Single by Missy Higgins

from the album The Sound of White
- B-side: "Drop the Mirror"; "Blind Winter"; "You Just Like Me Cause I'm Good in Bed";
- Released: 4 April 2005
- Length: 3:25
- Label: Eleven: A Music Company
- Songwriter: Missy Higgins
- Producer: Mitchell Froom

Missy Higgins singles chronology
| "Ten Days" (2004) | "The Special Two" (2005) | "The Sound of White" (2005) |

= The Special Two =

2005 single by Missy Higgins

"The Special Two" is a song by Australian singer-songwriter Missy Higgins and the third single released from her debut album, The Sound of White. The song was also included on her 2003 debut EP, The Missy Higgins EP, although re-recorded for the studio album. Higgins said of the lyrics, "Basically I made a big mistake [...] I fell into a lump of depression, locking myself out the back in the bungalow. After a couple of days I came up with the song. I played it to that person and it was therapeutic. It was a good sorry letter." In June 2018, Higgins revealed in The Weekend Age that the song was an apology to her older sister, who also liked a boy that she liked but ended up going out with Higgins.

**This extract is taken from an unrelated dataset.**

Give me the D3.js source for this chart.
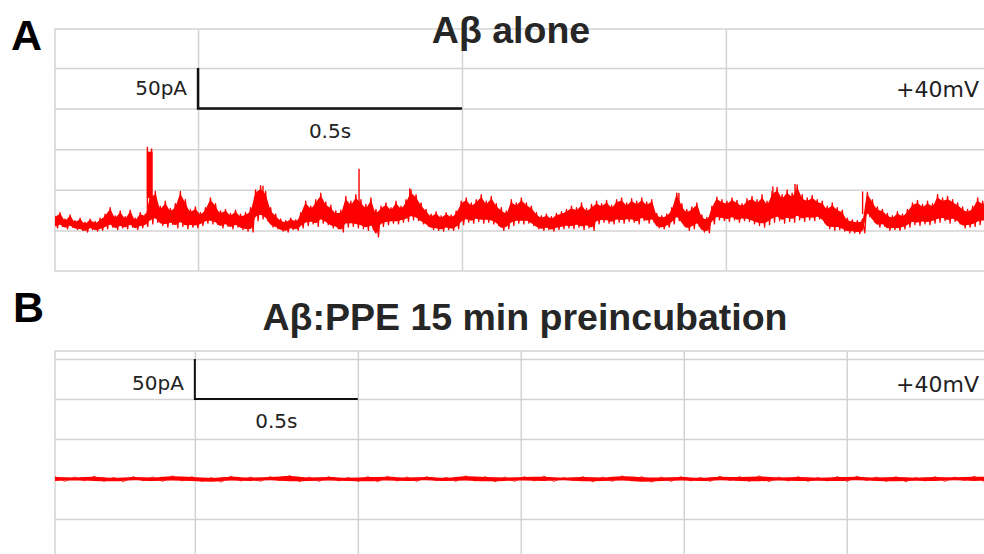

The single was released in Australia on 4 April 2005 as The Special Two EP, and it entered the ARIA Singles Chart at number two. One of the B-sides featured with the single is a cover of the Skyhooks song "You Just Like Me Cause I'm Good in Bed". Higgins invited her sister to the concert when she first played it 'for someone in the crowd tonight', and her sister cried. At the 2005 ARIA Music Awards, the song was nominated for Single of the Year and Highest Selling Single, losing to Ben Lee's "Catch My Disease" and Anthony Callea's "The Prayer", respectively. In 2025, the song placed 52 on the Triple J Hottest 100 of Australian Songs.

==Track listing==
Australian CD single
1. "The Special Two" – 4:26
2. "Drop the Mirror" – 4:35
3. "Blind Winter" – 3:19
4. "You Just Like Me Cause I'm Good in Bed" – 2:45

==Charts==

===Weekly charts===

| Chart (2005) | Peak position |
|---|---|
| Australia (ARIA) | 2 |

===Year-end charts===

| Chart (2005) | Position |
|---|---|
| Australia (ARIA) | 28 |

==Certifications==

| Region | Certification | Certified units/sales |
| Australia (ARIA) | 2× Platinum | 140,000^{‡} |
^{‡} Sales+streaming figures based on certification alone.